- **Written problem**
Print the lines of the listing below verbatim from its first line through the line bearing "plt.rcParams['font.family'] = ['Noto". Any pictures are to be omitted.

- **Information provided**

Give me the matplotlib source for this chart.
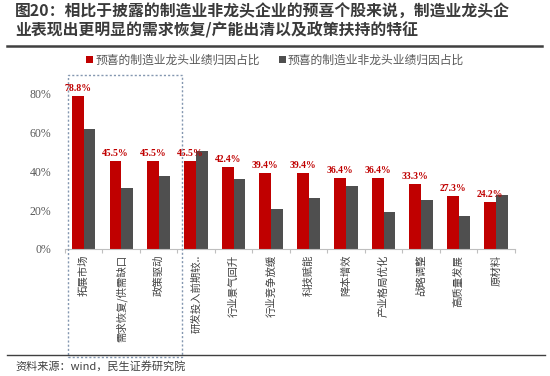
import matplotlib.pyplot as plt
from matplotlib.patches import Rectangle
from matplotlib.lines import Line2D
import numpy as np

plt.rcParams['font.family'] = ['Noto Sans CJK SC', 'DejaVu Sans']

# categories and the two series (share of attribution)
categories = ['拓展市场', '需求恢复/供需缺口', '政策驱动', '研发投入前期较..', '行业景气回升',
              '行业竞争放缓', '科技赋能', '降本增效', '产业格局优化', '战略调整', '高质量发展', '原材料']
leader = [78.8, 45.5, 45.5, 45.5, 42.4, 39.4, 39.4, 36.4, 36.4, 33.3, 27.3, 24.2]
non_leader = [61.9, 31.4, 37.6, 50.5, 36.0, 20.8, 26.3, 32.5, 19.2, 25.3, 17.0, 28.0]
legend_labels = ['预喜的制造业龙头业绩归因占比', '预喜的制造业非龙头业绩归因占比']
title = '图20：相比于披露的制造业非龙头企业的预喜个股来说，制造业龙头企\n业表现出更明显的需求恢复/产能出清以及政策扶持的特征'
source = '资料来源：wind，民生证券研究院'

red = '#C00000'
dark = '#4F4F4F'

fig = plt.figure(figsize=(5.5, 3.76), dpi=100)
ax = fig.add_axes([0.118, 0.338, 0.818, 0.464])

x = np.arange(len(categories))
w = 0.31
ax.bar(x - w / 2, leader, w, color=red, label=legend_labels[0])
ax.bar(x + w / 2, non_leader, w, color=dark, label=legend_labels[1])

for xi, v in zip(x, leader):
    ax.text(xi - w / 2, v + 1.5, '%.1f%%' % v, ha='center', va='bottom', color=red,
            fontsize=7, fontweight='bold', family='Liberation Serif')

ax.set_xlim(-0.5, len(categories) - 0.5)
ax.set_ylim(0, 90)
ax.set_yticks([0, 20, 40, 60, 80])
ax.set_yticklabels(['0%', '20%', '40%', '60%', '80%'], family='Liberation Serif', fontsize=8.5, color='#595959')
ax.tick_params(axis='y', length=0, pad=10)

ax.set_xticks(np.append(x - 0.5, x[-1] + 0.5))
ax.set_xticklabels([])
ax.tick_params(axis='x', length=3, color='#BFBFBF', direction='out')
for xi, lab in zip(x, categories):
    ax.text(xi, -3, lab, rotation=90, ha='center', va='top', fontsize=7.5, color='#404040')

for s in ['top', 'right', 'left']:
    ax.spines[s].set_visible(False)
ax.spines['bottom'].set_color('#BFBFBF')

fig.legend(handles=ax.containers, labels=legend_labels, loc='center', bbox_to_anchor=(0.5, 1 - 60 / 376),
           ncol=2, frameon=False, fontsize=8.5, handlelength=0.6, handleheight=0.6,
           handletextpad=0.2, columnspacing=1.6, labelcolor='#595959')

# dashed box around the first three categories
fig.patches.append(Rectangle((68 / 550, 1 - 357 / 376), (182 - 68) / 550, (357 - 75) / 376,
                             transform=fig.transFigure, fill=False, ls=(0, (1.5, 1.5)),
                             ec='#8497B0', lw=1))

fig.text(0.027, 0.99, title, ha='left', va='top', fontsize=11.4, fontweight='bold', color='#3A3A3A',
         linespacing=1.2)
fig.add_artist(Line2D([0.013, 0.985], [0.878, 0.878], color='#404040', lw=1.8))
fig.add_artist(Line2D([0.013, 0.99], [0.055, 0.055], color='#404040', lw=1.0))
fig.text(0.029, 0.027, source, ha='left', va='center', fontsize=8, color='#404040')

fig.savefig('out.png', dpi=100)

- **Answer to this exercise**
Give me the matplotlib source for this chart.
import matplotlib.pyplot as plt
from matplotlib.patches import Rectangle
from matplotlib.lines import Line2D
import numpy as np

plt.rcParams['font.family'] = ['Noto Sans CJK SC', 'DejaVu Sans']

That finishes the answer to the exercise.